_What to produce_
Locate every line below that contains the word "this" and copy it.

────────────────────

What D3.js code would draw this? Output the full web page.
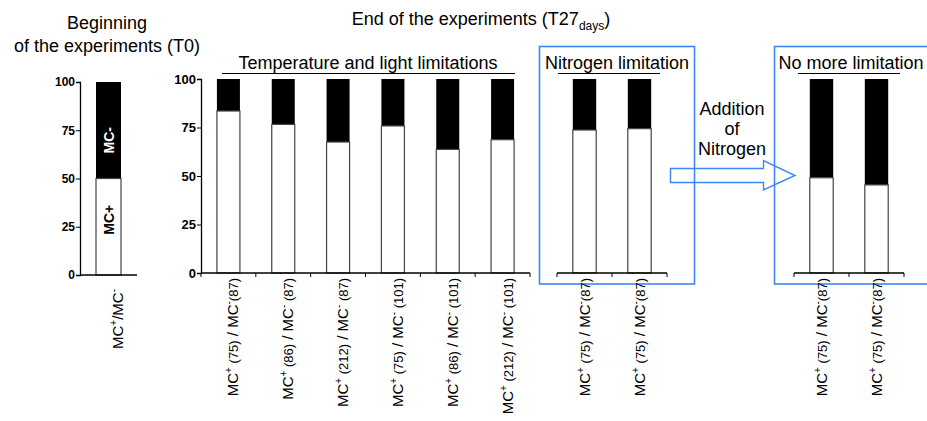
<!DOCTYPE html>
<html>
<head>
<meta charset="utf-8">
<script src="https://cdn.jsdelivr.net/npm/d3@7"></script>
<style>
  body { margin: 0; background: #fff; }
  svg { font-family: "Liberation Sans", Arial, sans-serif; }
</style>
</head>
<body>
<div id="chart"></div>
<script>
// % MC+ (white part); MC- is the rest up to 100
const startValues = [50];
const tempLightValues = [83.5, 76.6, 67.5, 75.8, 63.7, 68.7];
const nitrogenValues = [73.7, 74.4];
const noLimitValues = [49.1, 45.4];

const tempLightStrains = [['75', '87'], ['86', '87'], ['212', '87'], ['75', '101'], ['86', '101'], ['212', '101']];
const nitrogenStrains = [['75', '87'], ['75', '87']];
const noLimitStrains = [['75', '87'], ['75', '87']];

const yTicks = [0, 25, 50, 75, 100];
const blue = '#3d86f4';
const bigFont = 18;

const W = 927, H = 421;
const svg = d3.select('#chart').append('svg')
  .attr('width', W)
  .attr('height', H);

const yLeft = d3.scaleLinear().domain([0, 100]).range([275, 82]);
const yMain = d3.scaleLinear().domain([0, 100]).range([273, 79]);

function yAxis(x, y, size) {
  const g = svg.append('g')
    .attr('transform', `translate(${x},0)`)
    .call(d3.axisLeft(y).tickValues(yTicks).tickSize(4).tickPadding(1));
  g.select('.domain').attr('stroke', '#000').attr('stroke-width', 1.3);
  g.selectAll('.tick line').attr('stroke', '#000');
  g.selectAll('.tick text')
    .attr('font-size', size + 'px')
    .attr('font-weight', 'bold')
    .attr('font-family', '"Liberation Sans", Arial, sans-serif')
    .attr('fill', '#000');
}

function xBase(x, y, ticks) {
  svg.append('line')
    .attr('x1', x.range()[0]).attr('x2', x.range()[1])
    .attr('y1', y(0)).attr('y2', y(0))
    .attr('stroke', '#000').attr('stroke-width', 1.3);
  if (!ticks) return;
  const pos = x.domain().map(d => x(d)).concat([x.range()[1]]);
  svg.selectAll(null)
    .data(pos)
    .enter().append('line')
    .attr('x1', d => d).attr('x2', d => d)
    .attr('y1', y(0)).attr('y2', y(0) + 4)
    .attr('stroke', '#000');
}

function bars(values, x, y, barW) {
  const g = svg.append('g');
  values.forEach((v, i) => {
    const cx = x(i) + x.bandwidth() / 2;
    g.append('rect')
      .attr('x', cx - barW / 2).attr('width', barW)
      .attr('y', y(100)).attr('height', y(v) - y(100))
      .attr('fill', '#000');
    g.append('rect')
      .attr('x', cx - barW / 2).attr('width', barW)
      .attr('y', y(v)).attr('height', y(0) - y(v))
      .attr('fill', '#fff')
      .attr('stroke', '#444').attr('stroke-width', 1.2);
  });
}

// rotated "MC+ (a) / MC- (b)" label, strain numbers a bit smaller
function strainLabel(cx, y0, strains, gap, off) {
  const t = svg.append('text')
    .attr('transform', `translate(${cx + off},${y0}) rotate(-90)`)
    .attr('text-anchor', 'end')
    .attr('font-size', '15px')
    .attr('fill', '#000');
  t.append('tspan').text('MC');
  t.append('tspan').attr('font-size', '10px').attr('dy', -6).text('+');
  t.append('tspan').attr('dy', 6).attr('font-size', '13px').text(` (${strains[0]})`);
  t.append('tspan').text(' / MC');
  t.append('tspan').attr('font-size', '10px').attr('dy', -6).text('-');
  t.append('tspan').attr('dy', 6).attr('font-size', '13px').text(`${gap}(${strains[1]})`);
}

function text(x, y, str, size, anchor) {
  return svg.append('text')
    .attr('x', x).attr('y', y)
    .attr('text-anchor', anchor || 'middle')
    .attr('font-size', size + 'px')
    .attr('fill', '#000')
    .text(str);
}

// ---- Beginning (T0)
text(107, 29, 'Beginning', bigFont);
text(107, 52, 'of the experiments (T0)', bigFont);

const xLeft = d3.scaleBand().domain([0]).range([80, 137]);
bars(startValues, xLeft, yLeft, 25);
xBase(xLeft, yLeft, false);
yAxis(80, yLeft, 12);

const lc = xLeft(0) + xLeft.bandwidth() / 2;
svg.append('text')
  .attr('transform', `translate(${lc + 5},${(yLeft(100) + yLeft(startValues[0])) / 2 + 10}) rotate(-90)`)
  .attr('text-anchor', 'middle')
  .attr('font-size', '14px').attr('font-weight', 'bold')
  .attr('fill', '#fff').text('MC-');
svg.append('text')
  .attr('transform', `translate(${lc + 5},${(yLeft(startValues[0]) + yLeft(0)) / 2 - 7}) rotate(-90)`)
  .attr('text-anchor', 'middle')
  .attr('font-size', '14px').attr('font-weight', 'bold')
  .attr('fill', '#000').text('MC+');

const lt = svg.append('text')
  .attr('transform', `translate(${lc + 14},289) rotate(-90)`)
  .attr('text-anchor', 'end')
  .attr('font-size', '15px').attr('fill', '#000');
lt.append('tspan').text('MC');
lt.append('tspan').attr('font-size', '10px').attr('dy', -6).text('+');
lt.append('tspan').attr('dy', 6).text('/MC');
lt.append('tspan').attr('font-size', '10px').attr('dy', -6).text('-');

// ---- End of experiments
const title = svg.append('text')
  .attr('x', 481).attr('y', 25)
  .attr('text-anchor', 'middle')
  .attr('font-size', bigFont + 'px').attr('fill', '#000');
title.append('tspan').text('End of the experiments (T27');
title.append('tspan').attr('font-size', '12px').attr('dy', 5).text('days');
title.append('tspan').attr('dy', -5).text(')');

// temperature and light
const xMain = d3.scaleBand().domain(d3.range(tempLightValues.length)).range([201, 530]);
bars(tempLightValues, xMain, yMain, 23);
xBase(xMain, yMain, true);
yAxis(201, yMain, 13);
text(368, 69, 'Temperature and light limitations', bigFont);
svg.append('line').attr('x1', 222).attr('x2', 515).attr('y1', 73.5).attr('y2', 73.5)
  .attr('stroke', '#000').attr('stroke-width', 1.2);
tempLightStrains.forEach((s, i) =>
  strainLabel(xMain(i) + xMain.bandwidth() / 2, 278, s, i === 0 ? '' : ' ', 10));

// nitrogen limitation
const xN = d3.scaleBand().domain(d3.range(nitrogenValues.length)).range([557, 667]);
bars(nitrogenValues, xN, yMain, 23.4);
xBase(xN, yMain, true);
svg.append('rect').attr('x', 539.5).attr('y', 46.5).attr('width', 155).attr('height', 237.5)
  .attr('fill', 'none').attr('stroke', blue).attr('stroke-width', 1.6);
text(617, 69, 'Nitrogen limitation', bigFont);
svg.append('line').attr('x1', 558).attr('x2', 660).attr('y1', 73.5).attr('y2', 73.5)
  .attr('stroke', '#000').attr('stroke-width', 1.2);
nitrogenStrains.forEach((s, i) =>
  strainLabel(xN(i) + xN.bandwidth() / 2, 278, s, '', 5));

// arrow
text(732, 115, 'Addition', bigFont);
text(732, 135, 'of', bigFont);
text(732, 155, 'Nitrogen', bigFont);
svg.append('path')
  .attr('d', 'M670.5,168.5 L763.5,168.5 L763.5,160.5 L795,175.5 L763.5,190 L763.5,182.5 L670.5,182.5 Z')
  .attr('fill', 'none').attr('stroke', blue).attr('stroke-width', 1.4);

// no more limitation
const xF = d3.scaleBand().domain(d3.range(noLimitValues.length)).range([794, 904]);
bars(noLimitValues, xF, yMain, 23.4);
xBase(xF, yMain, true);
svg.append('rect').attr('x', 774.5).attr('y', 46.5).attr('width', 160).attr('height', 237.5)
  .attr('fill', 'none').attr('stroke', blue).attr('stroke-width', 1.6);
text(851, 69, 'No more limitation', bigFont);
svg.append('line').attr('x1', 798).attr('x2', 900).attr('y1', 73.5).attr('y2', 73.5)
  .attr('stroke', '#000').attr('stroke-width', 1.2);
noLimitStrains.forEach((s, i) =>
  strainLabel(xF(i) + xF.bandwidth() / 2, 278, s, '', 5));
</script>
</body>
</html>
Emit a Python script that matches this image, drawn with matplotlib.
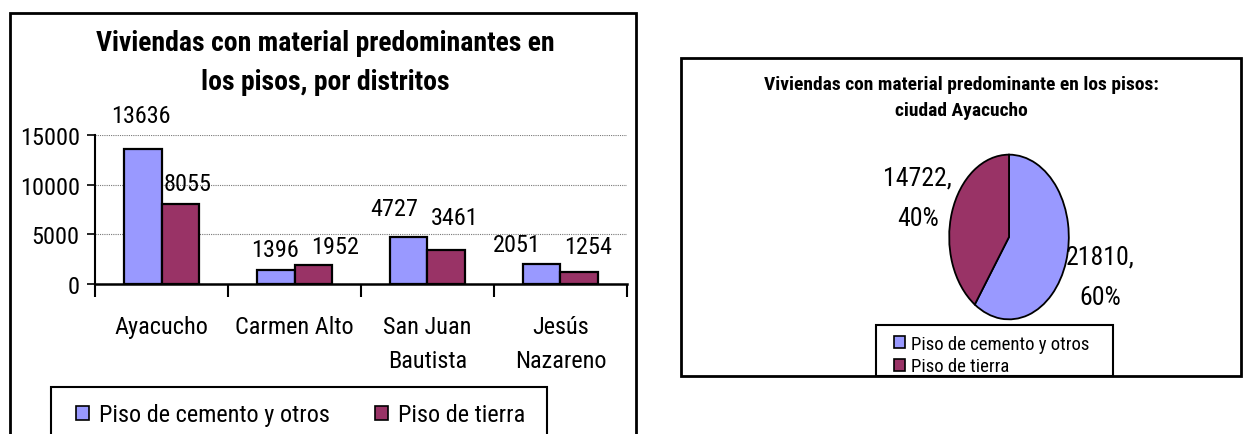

────────────────────

_Expected answer_
What D3.js code would draw this? Output the full web page.
Emit a Python script that matches this image, drawn with matplotlib.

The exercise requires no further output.